There are many theories on why violence, which dropped for two years after the 2012 election of President Enrique Peña Nieto, has roared back: competition for the domain of captured kingpins; the breakdown of secret agreements between criminals and politicians; a judicial reform requiring more evidence to lock up suspected lawbreakers; the growing American demand for heroin, meth and synthetic opiates. Whatever the primary cause, the result has been terrifying — a disintegration of order across growing swaths of this country.
Violence is spreading to new places and taking many forms. In Puebla, south of Mexico City, a fight rages over the sale of stolen fuel. Beach towns such as Cancun and Playa del Carmen have been bloodied by drug killings. The battle for human-smuggling routes leaves bodies strewn along the migrant trail.

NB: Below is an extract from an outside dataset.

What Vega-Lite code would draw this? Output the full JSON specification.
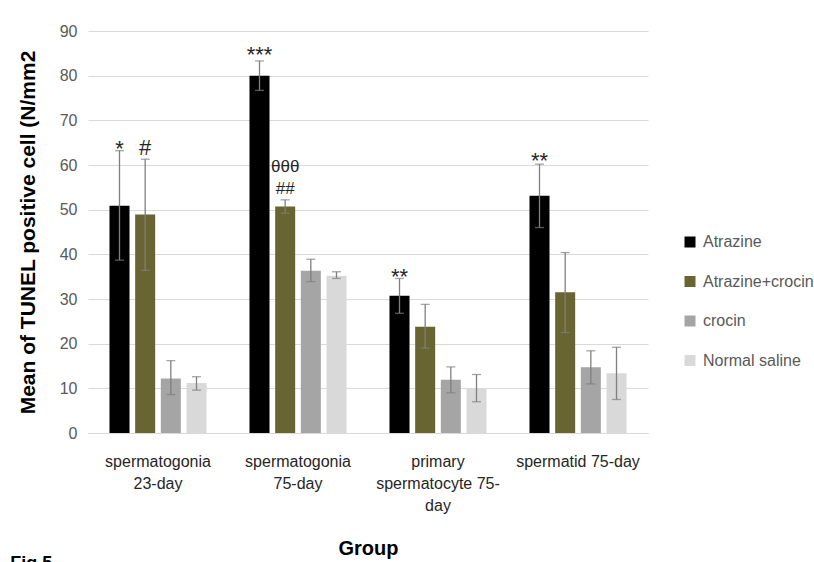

In Acapulco, the faded playground of Hollywood stars, where the Kennedys honeymooned and John Wayne basked in the clifftop breeze, drugs are no longer even the main story. This is a place awash in crime of all stripes, where criminals no longer have to hide.
When Evaristo opened his restaurant along Acapulco’s seaside strip 15 years ago, drugs were plentiful, and that was just fine with him. Acapulco has always been a party town, and became a transit point for U.S.-bound Colombian cocaine and the opium poppy that bloomed along with marijuana in the state’s highlands. The dominant traffickers were the Beltran Leyva brothers of the Sinaloa Cartel.
“What the Beltran Leyvas were doing was selling drugs,” said Evaristo, who identified himself only by his first name, for fear of reprisal. “But they left us alone.”
For Evaristo, and many other Acapulco residents, the city’s descent into lawlessness began with the events at La Garita. A brazen January 2006 shootout in that central neighborhood left flaming vehicles and bodies in the street and became part of the city’s lore, as much as the iconic cliff divers and the Hollywood stars who once passed through town.
That gun battle also made one thing clear: National-level cartels were active in Acapulco — in this case the Sinaloa cartel, allied with the Beltran Leyvas, and the expansionist Zetas. And they were willing to use tremendous violence against each other.
“That’s when all this began,” Evaristo recalled.